Exercise prompt.
Copy out the listing that follows, exact in every word, and skip the images.

Stored data.
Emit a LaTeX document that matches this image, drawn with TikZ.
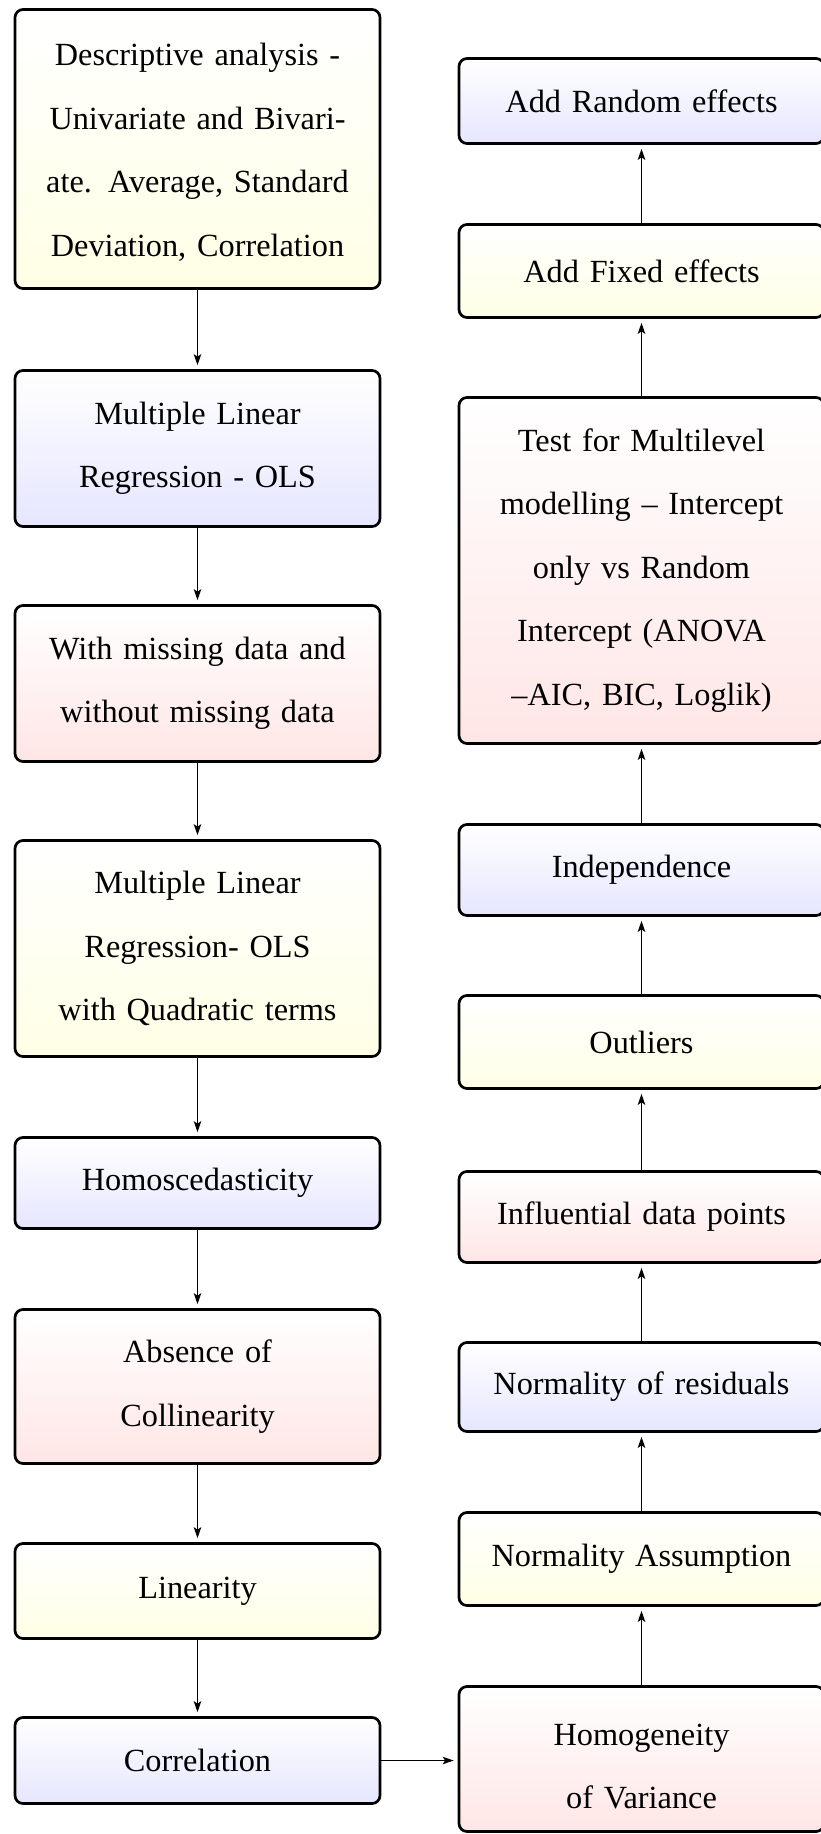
\documentclass[tikz,border=0pt]{standalone}
\usepackage{fontspec}
\setmainfont{Liberation Serif}
\usetikzlibrary{arrows.meta}

\tikzset{
  box/.style={draw=black, line width=2.7pt, rounded corners=8pt,
    minimum width=365pt, text width=320pt, align=center,
    font=\fontsize{32.3}{63.5}\selectfont, top color=white},
  bluebox/.style={box, bottom color=blue!10},
  yellowbox/.style={box, bottom color=yellow!10},
  redbox/.style={box, bottom color=red!10},
  flow/.style={line width=1.4pt, shorten >=4pt,
    -{Stealth[length=11pt, width=7.5pt, inset=2.5pt]}},
}

\begin{document}
\begin{tikzpicture}[x=1pt, y=-1pt]
\useasboundingbox (0,0) rectangle (820,1834);

% left column, read downwards
\node[yellowbox, minimum height=279pt] (L1) at (197.5,149)
  {\rule{0pt}{29pt}Descriptive analysis -\\ Univariate and Bivari-\\ ate. Average, Standard\\ Deviation, Correlation};
\node[bluebox, minimum height=156pt] (L2) at (197.5,448.5)
  {Multiple Linear\\ Regression - OLS};
\node[redbox, minimum height=156pt] (L3) at (197.5,683.5)
  {With missing data and\\ without missing data};
\node[yellowbox, minimum height=216pt] (L4) at (197.5,948.5)
  {Multiple Linear\\ Regression- OLS\\ with Quadratic terms};
\node[bluebox, minimum height=91pt] (L5) at (197.5,1183)
  {Homoscedasticity};
\node[redbox, minimum height=154pt] (L6) at (197.5,1386.5)
  {Absence of\\ Collinearity};
\node[yellowbox, minimum height=95pt] (L7) at (197.5,1591)
  {Linearity};
\node[bluebox, minimum height=86pt] (L8) at (197.5,1760.5)
  {Correlation};

% right column, read upwards
\node[bluebox, minimum height=85pt] (R1) at (641.5,101)
  {Add Random effects};
\node[yellowbox, minimum height=93pt] (R2) at (641.5,271)
  {Add Fixed effects};
\node[redbox, minimum height=346pt] (R3) at (641.5,570.5)
  {Test for Multilevel\\ modelling -- Intercept\\ only vs Random\\ Intercept (ANOVA\\ --AIC, BIC, Loglik)};
\node[bluebox, minimum height=91pt] (R4) at (641.5,870)
  {Independence};
\node[yellowbox, minimum height=93pt] (R5) at (641.5,1042)
  {Outliers};
\node[redbox, minimum height=91pt] (R6) at (641.5,1217)
  {Influential data points};
\node[bluebox, minimum height=89pt] (R7) at (641.5,1387)
  {Normality of residuals};
\node[yellowbox, minimum height=93pt] (R8) at (641.5,1559)
  {Normality Assumption};
\node[redbox, minimum height=145pt] (R9) at (641.5,1759)
  {\rule{0pt}{36pt}Homogeneity\\ of Variance};

% connectors
\foreach \a/\b in {L1/L2, L2/L3, L3/L4, L4/L5, L5/L6, L6/L7, L7/L8,
                   R9/R8, R8/R7, R7/R6, R6/R5, R5/R4, R4/R3, R3/R2, R2/R1}
  \draw[flow] (\a) -- (\b);
\draw[flow] (L8.east) -- (L8.east -| R9.west);

\end{tikzpicture}
\end{document}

Correct result.
Emit a LaTeX document that matches this image, drawn with TikZ.
\documentclass[tikz,border=0pt]{standalone}
\usepackage{fontspec}
\setmainfont{Liberation Serif}
\usetikzlibrary{arrows.meta}

\tikzset{
  box/.style={draw=black, line width=2.7pt, rounded corners=8pt,
    minimum width=365pt, text width=320pt, align=center,
    font=\fontsize{32.3}{63.5}\selectfont, top color=white},
  bluebox/.style={box, bottom color=blue!10},
  yellowbox/.style={box, bottom color=yellow!10},
  redbox/.style={box, bottom color=red!10},
  flow/.style={line width=1.4pt, shorten >=4pt,
    -{Stealth[length=11pt, width=7.5pt, inset=2.5pt]}},
}

\begin{document}
\begin{tikzpicture}[x=1pt, y=-1pt]
\useasboundingbox (0,0) rectangle (820,1834);

% left column, read downwards
\node[yellowbox, minimum height=279pt] (L1) at (197.5,149)
  {\rule{0pt}{29pt}Descriptive analysis -\\ Univariate and Bivari-\\ ate. Average, Standard\\ Deviation, Correlation};
\node[bluebox, minimum height=156pt] (L2) at (197.5,448.5)
  {Multiple Linear\\ Regression - OLS};
\node[redbox, minimum height=156pt] (L3) at (197.5,683.5)
  {With missing data and\\ without missing data};
\node[yellowbox, minimum height=216pt] (L4) at (197.5,948.5)
  {Multiple Linear\\ Regression- OLS\\ with Quadratic terms};
\node[bluebox, minimum height=91pt] (L5) at (197.5,1183)
  {Homoscedasticity};
\node[redbox, minimum height=154pt] (L6) at (197.5,1386.5)
  {Absence of\\ Collinearity};
\node[yellowbox, minimum height=95pt] (L7) at (197.5,1591)
  {Linearity};
\node[bluebox, minimum height=86pt] (L8) at (197.5,1760.5)
  {Correlation};

% right column, read upwards
\node[bluebox, minimum height=85pt] (R1) at (641.5,101)
  {Add Random effects};
\node[yellowbox, minimum height=93pt] (R2) at (641.5,271)
  {Add Fixed effects};
\node[redbox, minimum height=346pt] (R3) at (641.5,570.5)
  {Test for Multilevel\\ modelling -- Intercept\\ only vs Random\\ Intercept (ANOVA\\ --AIC, BIC, Loglik)};
\node[bluebox, minimum height=91pt] (R4) at (641.5,870)
  {Independence};
\node[yellowbox, minimum height=93pt] (R5) at (641.5,1042)
  {Outliers};
\node[redbox, minimum height=91pt] (R6) at (641.5,1217)
  {Influential data points};
\node[bluebox, minimum height=89pt] (R7) at (641.5,1387)
  {Normality of residuals};
\node[yellowbox, minimum height=93pt] (R8) at (641.5,1559)
  {Normality Assumption};
\node[redbox, minimum height=145pt] (R9) at (641.5,1759)
  {\rule{0pt}{36pt}Homogeneity\\ of Variance};

% connectors
\foreach \a/\b in {L1/L2, L2/L3, L3/L4, L4/L5, L5/L6, L6/L7, L7/L8,
                   R9/R8, R8/R7, R7/R6, R6/R5, R5/R4, R4/R3, R3/R2, R2/R1}
  \draw[flow] (\a) -- (\b);
\draw[flow] (L8.east) -- (L8.east -| R9.west);

\end{tikzpicture}
\end{document}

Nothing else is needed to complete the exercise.